| WHAT YOU SHOULD DO |
Repeat the full listing below verbatim and keep the images out.

| COLLECTED DATA |

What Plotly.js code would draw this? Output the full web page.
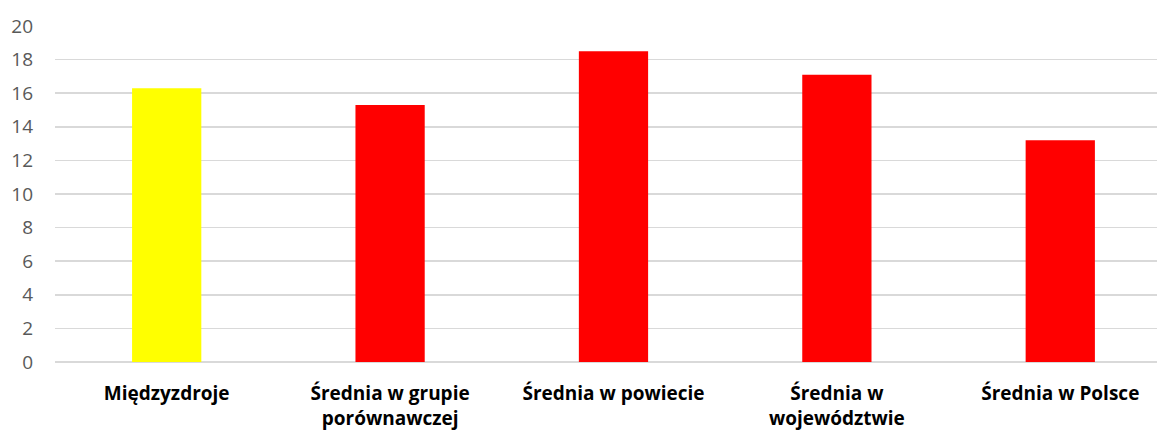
<!DOCTYPE html>
<html>
<head>
<meta charset="utf-8">
<script src="https://cdn.plot.ly/plotly-3.0.1.min.js"></script>
<style>
  html, body { margin: 0; padding: 0; background: #fff; }
  #chart { width: 1157px; height: 433px; }
</style>
</head>
<body>
<div id="chart"></div>
<script>
var categories = ["Międzyzdroje", "Średnia w grupie<br>porównawczej", "Średnia w powiecie", "Średnia w<br>województwie", "Średnia w Polsce"];
var values = [16.3, 15.3, 18.5, 17.1, 13.2];
var barColors = ["#ffff00", "#ff0000", "#ff0000", "#ff0000", "#ff0000"];
var yTicks = [0, 2, 4, 6, 8, 10, 12, 14, 16, 18, 20];

var idx = categories.map(function (c, i) { return i; });

var trace = {
  x: idx,
  y: values,
  type: "bar",
  width: 0.31,
  marker: { color: barColors, line: { width: 0 } },
  hoverinfo: "y"
};

var layout = {
  width: 1157,
  height: 433,
  margin: { l: 55, r: 0, t: 26, b: 71 },
  paper_bgcolor: "#ffffff",
  plot_bgcolor: "#ffffff",
  showlegend: false,
  font: { family: "Open Sans, Liberation Sans, sans-serif" },
  xaxis: {
    range: [-0.5, 4.433],
    tickmode: "array",
    tickvals: idx,
    ticktext: categories,
    showgrid: false,
    zeroline: false,
    showline: false,
    ticks: "",
    ticklabelstandoff: 18,
    tickfont: { family: "Open Sans, sans-serif", size: 19, color: "#000000", weight: "bold" },
    fixedrange: true
  },
  yaxis: {
    range: [0, 20],
    tickmode: "array",
    tickvals: yTicks,
    showgrid: true,
    gridcolor: "#d9d9d9",
    gridwidth: 1.5,
    zeroline: true,
    zerolinecolor: "#d9d9d9",
    zerolinewidth: 1.5,
    showline: false,
    ticks: "",
    ticklabelstandoff: 21,
    tickfont: { family: "Open Sans, sans-serif", size: 19, color: "#595959" },
    fixedrange: true
  }
};

Plotly.newPlot("chart", [trace], layout, { displayModeBar: false, staticPlot: true });
</script>
</body>
</html>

| ANSWER TO THIS EXERCISE |
What Plotly.js code would draw this? Output the full web page.
<!DOCTYPE html>
<html>
<head>
<meta charset="utf-8">
<script src="https://cdn.plot.ly/plotly-3.0.1.min.js"></script>
<style>
  html, body { margin: 0; padding: 0; background: #fff; }
  #chart { width: 1157px; height: 433px; }
</style>
</head>
<body>
<div id="chart"></div>
<script>
var categories = ["Międzyzdroje", "Średnia w grupie<br>porównawczej", "Średnia w powiecie", "Średnia w<br>województwie", "Średnia w Polsce"];
var values = [16.3, 15.3, 18.5, 17.1, 13.2];
var barColors = ["#ffff00", "#ff0000", "#ff0000", "#ff0000", "#ff0000"];
var yTicks = [0, 2, 4, 6, 8, 10, 12, 14, 16, 18, 20];

var idx = categories.map(function (c, i) { return i; });

var trace = {
  x: idx,
  y: values,
  type: "bar",
  width: 0.31,
  marker: { color: barColors, line: { width: 0 } },
  hoverinfo: "y"
};

var layout = {
  width: 1157,
  height: 433,
  margin: { l: 55, r: 0, t: 26, b: 71 },
  paper_bgcolor: "#ffffff",
  plot_bgcolor: "#ffffff",
  showlegend: false,
  font: { family: "Open Sans, Liberation Sans, sans-serif" },
  xaxis: {
    range: [-0.5, 4.433],
    tickmode: "array",
    tickvals: idx,
    ticktext: categories,
    showgrid: false,
    zeroline: false,
    showline: false,
    ticks: "",
    ticklabelstandoff: 18,
    tickfont: { family: "Open Sans, sans-serif", size: 19, color: "#000000", weight: "bold" },
    fixedrange: true
  },
  yaxis: {
    range: [0, 20],
    tickmode: "array",
    tickvals: yTicks,
    showgrid: true,
    gridcolor: "#d9d9d9",
    gridwidth: 1.5,
    zeroline: true,
    zerolinecolor: "#d9d9d9",
    zerolinewidth: 1.5,
    showline: false,
    ticks: "",
    ticklabelstandoff: 21,
    tickfont: { family: "Open Sans, sans-serif", size: 19, color: "#595959" },
    fixedrange: true
  }
};

Plotly.newPlot("chart", [trace], layout, { displayModeBar: false, staticPlot: true });
</script>
</body>
</html>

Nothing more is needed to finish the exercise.